To understand Rust, I am trying to implement a little formula interpreter. An expression can only be an integer, a sum, a variable (Term) or an assignment (Set). We can then evaluate an expression. Since symbols with no associated values can appear in an expression, its evaluation yields another expression (and not necessarily an integer).

The values of the variables (if there are any) can be found in a hash table.

use std::rc::Rc;
use std::collections::HashMap;

enum Expr {
    Integer(i32),
    Term(String),
    Plus(Rc<Expr>, Rc<Expr>),
    Set(Rc<Expr>, Rc<Expr>),
}

impl Expr {
    fn evaluate(&self, env: &mut HashMap<String, Expr>) -> Expr {
        match *self {
            Expr::Plus(ref a, ref b) => {
                let a_ev = Rc::new(a.evaluate(env));
                let b_ev = Rc::new(b.evaluate(env));
                match (*a_ev, *b_ev) {
                    (Expr::Integer(x), Expr::Integer(y)) => Expr::Integer(x + y),
                    _ => Expr::Plus(a_ev, b_ev),
                }
            }
            Expr::Term(ref a) => *env.get(&a).unwrap(),
            Expr::Set(ref a, ref b) => {
                let b_ev = Rc::new(b.evaluate(env));
                match **a {
                    Expr::Term(x) => {
                        let x_value = env.get_mut(&x).unwrap();
                        *x_value = *b_ev;
                        *b_ev
                    }
                    otherwise => {
                        let a_ev = Rc::new(a.evaluate(env));
                        Expr::Set(a_ev, b_ev)
                    }
                }
            }
            otherwise => otherwise,
        }
    }
}

The above code does not compile.

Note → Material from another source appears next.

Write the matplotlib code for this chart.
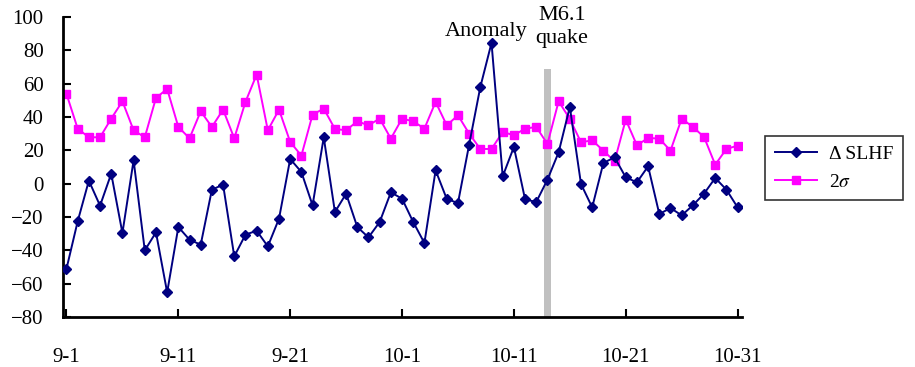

Each match seems to borrow a variable. Moreover, I think we should not use the String type, but I can't understand why.

The compilation error:

error[E0277]: the trait bound `std::string::String: std::borrow::Borrow<&std::string::String>` is not satisfied
  --> src/main.rs:22:39
   |
22 |             Expr::Term(ref a) => *env.get(&a).unwrap(),
   |                                       ^^^ the trait `std::borrow::Borrow<&std::string::String>` is not implemented for `std::string::String`
   |
   = help: the following implementations were found:
             <std::string::String as std::borrow::Borrow<str>>

This question is somewhat subjective, but here are some problems I see:

let a_ev = Rc::new(a.evaluate(env));
let b_ev = Rc::new(b.evaluate(env));
match (*a_ev, *b_ev) {
    (Expr::Integer(x), Expr::Integer(y)) => Expr::Integer(x+y),
    _ => Expr::Plus(a_ev,b_ev)
}

Here, you can't dereference a_ev and b_ev because *a_ev is owned by the Rc container holding it. You can fix this error by waiting until you actually need the values to be put in Rc containers to create them:

match (a.evaluate(env), b.evaluate(env)) {
    (Expr::Integer(x), Expr::Integer(y)) => Expr::Integer(x + y),
    (a_ev, b_ev) => Expr::Plus(Rc::new(a_ev), Rc::new(b_ev))
}

Expr::Term(ref a) => *env.get(&a).unwrap()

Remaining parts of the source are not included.